Exercise prompt> Filter the data for lines with the word "chart", then copy every line so identified.

Raw data>

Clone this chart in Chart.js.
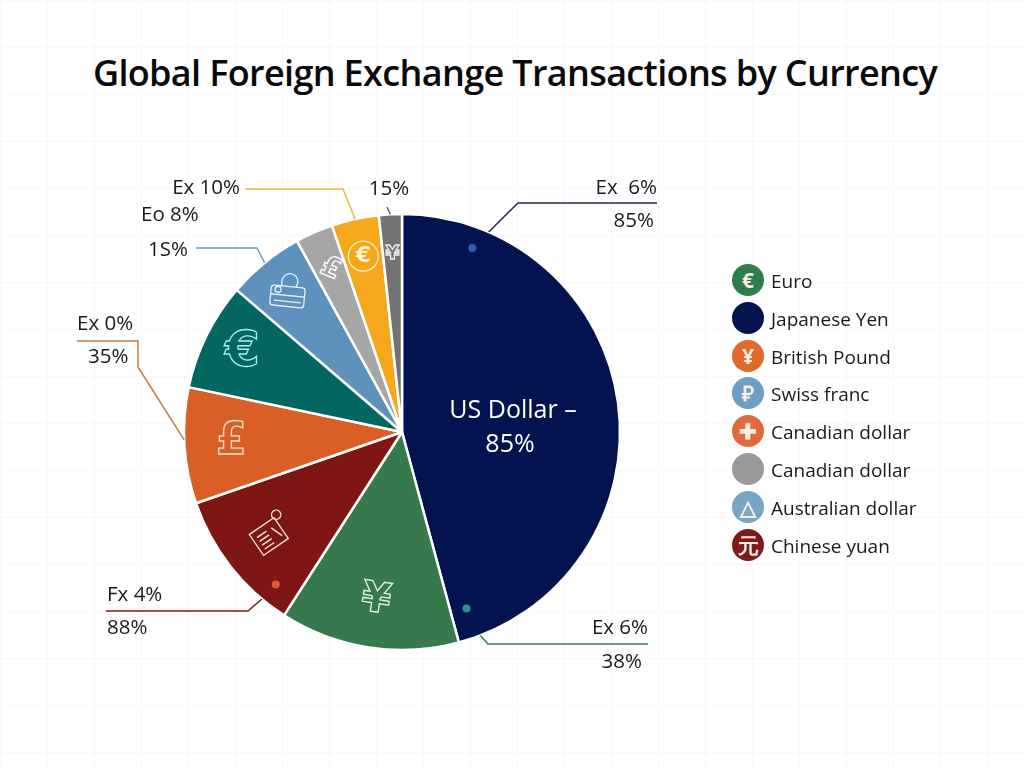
<!DOCTYPE html>
<html>
<head>
<meta charset="utf-8">
<title>Global Foreign Exchange Transactions by Currency</title>
<script src="https://cdn.jsdelivr.net/npm/chart.js@4"></script>
<style>
    html, body { margin: 0; padding: 0; width: 1024px; height: 768px; overflow: hidden; }
    body {
        background-color: #fff;
        background-image: linear-gradient(#f8f8f8 1px, transparent 1px), linear-gradient(90deg, #f8f8f8 1px, transparent 1px);
        background-size: 47px 47px;
        font-family: "Open Sans", sans-serif;
    }
    #chart { position: absolute; left: 0; top: 0; }
    h1 {
        position: absolute; left: 0; top: 48px; width: 1030px; margin: 0;
        text-align: center; font-size: 36px; line-height: 50px; font-weight: 600;
        letter-spacing: -0.65px; color: #0a0a0a;
    }
    #legend { position: absolute; left: 732px; top: 264px; margin: 0; padding: 0; list-style: none; }
    #legend li { position: relative; height: 37.8px; line-height: 34px; padding-left: 39px; font-size: 19px; color: #1a1a1a; white-space: nowrap; }
    #legend .dot {
        position: absolute; left: 0; top: 0; width: 32px; height: 32px; border-radius: 50%;
        text-align: center; color: #fbeee0; font-size: 21px; line-height: 32px; font-weight: 700;
    }
</style>
</head>
<body>
<h1>Global Foreign Exchange Transactions by Currency</h1>
<canvas id="chart" width="1024" height="768"></canvas>
<ul id="legend"></ul>
<script>
const sliceNames = ['US Dollar', 'Euro', 'Chinese yuan', 'British Pound', 'Japanese Yen', 'Swiss franc', 'Canadian dollar', 'Australian dollar', 'Other'];
const sliceValues = [45.8, 13.3, 10.6, 8.6, 8.0, 5.7, 2.8, 3.5, 1.7];
const sliceColors = ['#03134f', '#37794c', '#7e1713', '#d95f26', '#046660', '#5e92bd', '#a6a6a6', '#f5a81c', '#737373'];

const legendNames = ['Euro', 'Japanese Yen', 'British Pound', 'Swiss franc', 'Canadian dollar', 'Canadian dollar', 'Australian dollar', 'Chinese yuan'];
const legendColors = ['#2f7d4f', '#03134f', '#df6a2d', '#6b9fc4', '#df6a3c', '#9a9a9a', '#76a5c6', '#7e1a1a'];
const legendGlyphs = ['€', '', '¥', '₽', '✚', '', '△', '元'];

// slice: which arc the leader leaves from, at: how far through that arc
const callouts = [
    { slice: 0, at: 0.142, color: '#1f2a4a', path: [[518, 203], [657, 203]], texts: [['Ex  6%', 657, 188, 'right'], ['85%', 654, 221, 'right']] },
    { slice: 0, at: 0.964, color: '#3a7d4f', path: [[488, 644], [648, 644]], texts: [['Ex 6%', 648, 628, 'right'], ['38%', 642, 662, 'right']] },
    { slice: 2, at: 0.19, color: '#7c1a14', path: [[248, 611], [106, 611]], texts: [['Fx 4%', 107, 595, 'left'], ['88%', 107, 628, 'left']] },
    { slice: 3, at: 0.55, color: '#c07a4a', path: [[138, 367], [138, 341], [77, 341]], texts: [['Ex 0%', 77, 324, 'left'], ['35%', 88, 357, 'left']] },
    { slice: 5, at: 0.5, color: '#6b9bbd', path: [[257, 248], [196, 248]], texts: [['1S%', 148, 250, 'left']] },
    { slice: 6, at: 0, color: null, path: [], texts: [['Eo 8%', 141, 215, 'left']] },
    { slice: 7, at: 0.5, color: '#f0b840', path: [[343, 189], [245, 189]], texts: [['Ex 10%', 240, 188, 'right']] },
    { slice: 8, at: 0.5, color: '#666666', path: [[387, 207]], texts: [['15%', 389, 189, 'center']] }
];

const markerDots = [
    { slice: 0, at: 0.127, dist: 197, color: '#2e5cae' },
    { slice: 0, at: 0.97, dist: 188, color: '#2f8f8f' },
    { slice: 2, at: 0.18, dist: 198, color: '#e0592a' }
];

const sliceIcons = [
    { slice: 1, dist: 171, glyph: '¥', size: 42, color: '#dff0e2', rot: 0.15 },
    { slice: 2, dist: 167, draw: 'scroll', color: '#f5e3da', rot: -0.6 },
    { slice: 3, dist: 171, glyph: '£', size: 44, color: '#f7e3c8', rot: 0 },
    { slice: 4, dist: 178, glyph: '€', size: 50, color: '#a8ebe4', rot: 0 },
    { slice: 5, dist: 181, draw: 'bag', color: '#e8f1f8', rot: 0.1 },
    { slice: 6, dist: 178, glyph: '£', size: 28, color: '#ffffff', rot: 0.4 },
    { slice: 7, dist: 180, glyph: '€', size: 22, color: '#fff2d0', rot: 0, ring: 15, solid: true },
    { slice: 8, dist: 178, glyph: '¥', size: 20, color: '#eeeeee', rot: 0 }
];

function arcPoint(arc, frac, dist) {
    const a = arc.startAngle + frac * (arc.endAngle - arc.startAngle);
    return [arc.x + dist * Math.cos(a), arc.y + dist * Math.sin(a)];
}

function drawScroll(ctx) {
    ctx.scale(1.15, 1.15);
    ctx.lineWidth = 1.2;
    ctx.strokeRect(-15, -11, 26, 22);
    for (let i = -5; i <= 7; i += 4) {
        ctx.beginPath();
        ctx.moveTo(-11, i);
        ctx.lineTo(-1, i);
        ctx.stroke();
    }
    ctx.beginPath();
    ctx.arc(14, -12, 4, 0, Math.PI * 2);
    ctx.moveTo(4, -5);
    ctx.lineTo(8, 6);
    ctx.stroke();
}

function drawBag(ctx) {
    ctx.beginPath();
    ctx.roundRect(-17, -5, 34, 20, 3);
    ctx.moveTo(-17, 4);
    ctx.lineTo(17, 4);
    ctx.moveTo(-13, 10);
    ctx.lineTo(14, 10);
    ctx.moveTo(-7, -5);
    ctx.arc(1, -10, 8, Math.PI, Math.PI * 2.2);
    ctx.stroke();
    ctx.beginPath();
    ctx.arc(-10, -1, 3, 0, Math.PI * 2);
    ctx.stroke();
}

const overlayPlugin = {
    id: 'overlay',
    afterDatasetsDraw(chart) {
        const ctx = chart.ctx;
        const arcs = chart.getDatasetMeta(0).data;
        ctx.save();

        sliceIcons.forEach(icon => {
            const [x, y] = arcPoint(arcs[icon.slice], 0.5, icon.dist);
            ctx.save();
            ctx.translate(x, y);
            ctx.rotate(icon.rot);
            ctx.strokeStyle = icon.color;
            ctx.fillStyle = icon.color;
            ctx.lineWidth = 1.3;
            if (icon.ring) {
                ctx.beginPath();
                ctx.arc(0, 0, icon.ring, 0, Math.PI * 2);
                ctx.stroke();
            }
            if (icon.glyph) {
                ctx.font = 'bold ' + icon.size + 'px "DejaVu Sans"';
                ctx.textAlign = 'center';
                ctx.textBaseline = 'middle';
                if (icon.solid) ctx.fillText(icon.glyph, 0, 0);
                else ctx.strokeText(icon.glyph, 0, 0);
            } else if (icon.draw === 'scroll') {
                drawScroll(ctx);
            } else {
                drawBag(ctx);
            }
            ctx.restore();
        });

        markerDots.forEach(dot => {
            const [x, y] = arcPoint(arcs[dot.slice], dot.at, dot.dist);
            ctx.fillStyle = dot.color;
            ctx.beginPath();
            ctx.arc(x, y, 4, 0, Math.PI * 2);
            ctx.fill();
        });

        ctx.font = '20.5px "Open Sans"';
        ctx.textBaseline = 'middle';
        callouts.forEach(c => {
            if (c.color) {
                const [sx, sy] = arcPoint(arcs[c.slice], c.at, arcs[c.slice].outerRadius);
                ctx.strokeStyle = c.color;
                ctx.lineWidth = 1.5;
                ctx.beginPath();
                ctx.moveTo(sx, sy);
                c.path.forEach(p => ctx.lineTo(p[0], p[1]));
                ctx.stroke();
            }
            c.texts.forEach(t => {
                ctx.fillStyle = '#1a1a1a';
                ctx.textAlign = t[3];
                ctx.fillText(t[0], t[1], t[2]);
            });
        });

        ctx.fillStyle = '#ffffff';
        ctx.textAlign = 'center';
        ctx.font = '25px "Open Sans"';
        ctx.fillText('US Dollar –', 513, 411);
        ctx.fillText('85%', 510, 445);
        ctx.restore();
    }
};

legendNames.forEach((name, i) => {
    const li = document.createElement('li');
    const dot = document.createElement('span');
    dot.className = 'dot';
    dot.style.backgroundColor = legendColors[i];
    dot.textContent = legendGlyphs[i];
    li.appendChild(dot);
    li.appendChild(document.createTextNode(name));
    document.getElementById('legend').appendChild(li);
});

new Chart(document.getElementById('chart').getContext('2d'), {
    type: 'pie',
    data: {
        labels: sliceNames,
        datasets: [{
            data: sliceValues,
            backgroundColor: sliceColors,
            borderColor: '#ffffff',
            borderWidth: 2.5,
            hoverOffset: 0
        }]
    },
    options: {
        responsive: false,
        animation: false,
        radius: 218,
        layout: { padding: { left: 175, right: 395, top: 205, bottom: 109 } },
        plugins: {
            legend: { display: false },
            title: { display: false },
            tooltip: { enabled: false }
        }
    },
    plugins: [overlayPlugin]
});
</script>
</body>
</html>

Reply>
Clone this chart in Chart.js.
<script src="https://cdn.jsdelivr.net/npm/chart.js@4"></script>
    #chart { position: absolute; left: 0; top: 0; }
<canvas id="chart" width="1024" height="768"></canvas>
    afterDatasetsDraw(chart) {
        const ctx = chart.ctx;
        const arcs = chart.getDatasetMeta(0).data;
new Chart(document.getElementById('chart').getContext('2d'), {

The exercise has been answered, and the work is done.